В этой популярной, хорошо разработанной модели реализуется реверсивная конструкция, предполагающая наличие, соотнесение двух субъектов, человека и Бога, а также обмен действиями между обоими. Главная разновидность модели, построенная по взаимно-рефлексивной схеме, восходит к Песн. 2: 16: «Возлюбленный мой принадлежит мне, а я ему». Этот стих Песни царя Соломона вызвал к жизни многие десятки выстроенных в соответствии с ним изречений паремийного толка: «Ты — Мой, а Я — твой» (FS 404); «Вот Я накормил тебя Мной, накорми же Меня ныне духовно тобой» (FS 415); «Твоя душа вожделеет Меня, а Я вожделею ее» (с. 283 наст. изд.); «Хочу Мое сердце излить в ее сердце, а ее сердце в сердце Мое» (с. 204 наст. изд.); «<...> Я не могу обойтись без тебя, и ты не можешь обойтись без Меня.
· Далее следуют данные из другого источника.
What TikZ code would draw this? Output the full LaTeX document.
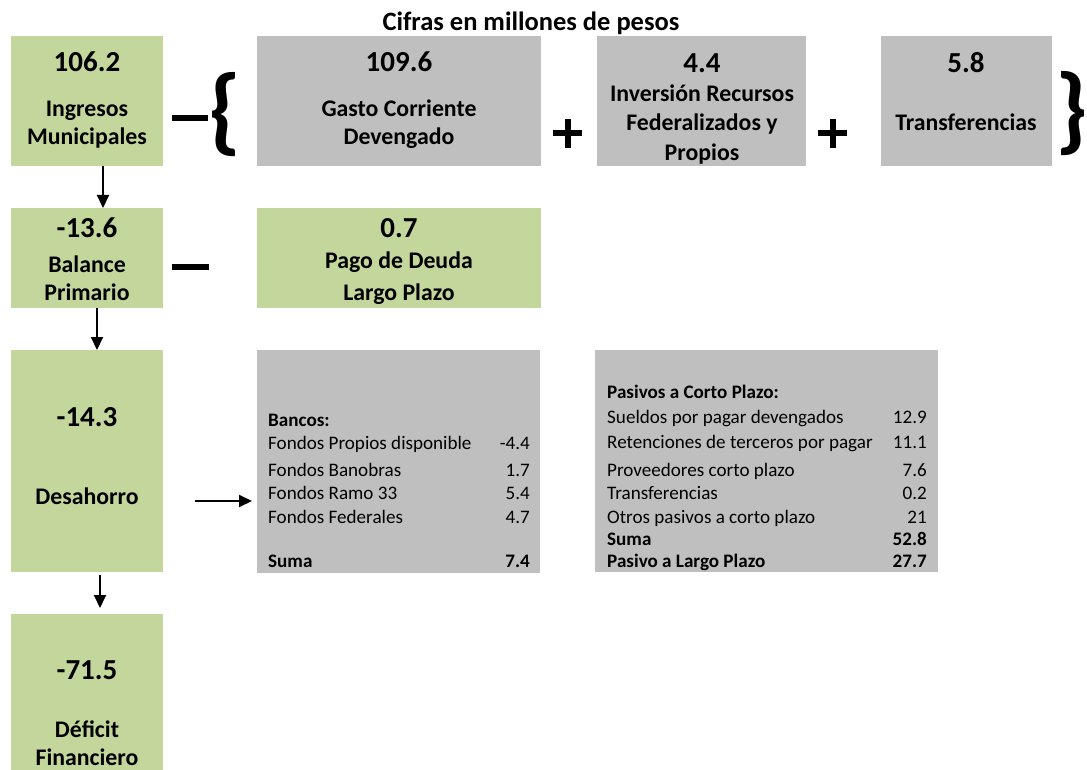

Твоя радость — во мне, а Моя радость — в тебе» (с. 280 наст. изд.)[1058].
Взаимно-рефлексивная схема соседствует в текстах со схемой контрпозиционной. Если первая сосредоточена на взаимодействии Бога и человека, то вторая имеет в виду их статичное позиционирование tête-à-tête, друг относительно друга. Контрпозиционную схему можно рассматривать в качестве родственной взаимнорефлексивной схеме, как перерождение стиха Песн. 2: 16: «<...> ты — супруга Мне, а Я — Возлюбленный твой. Ты — Моя радость, и Я — твоя радость. Ты — утешенье Мое, и Я — утешенье твое. Твоя обитель — во Мне, и Моя обитель — в тебе» (с. 287 наст. изд.); «Господи, будь Ты Мецци Зидвибрин, а я Богом, то я бы все-таки хотела, чтобы Тебе оставаться Богом, а мне Мецци Зидвибрин» (с. 34 наст. изд.).
1058
Эта схема поддерживается также новозаветными стихами: «Пребудьте во Мне, и Я в вас» (Ин. 15: 4); «<...> тогда познаю, подобно как я познан» (1 Кор. 13: 12).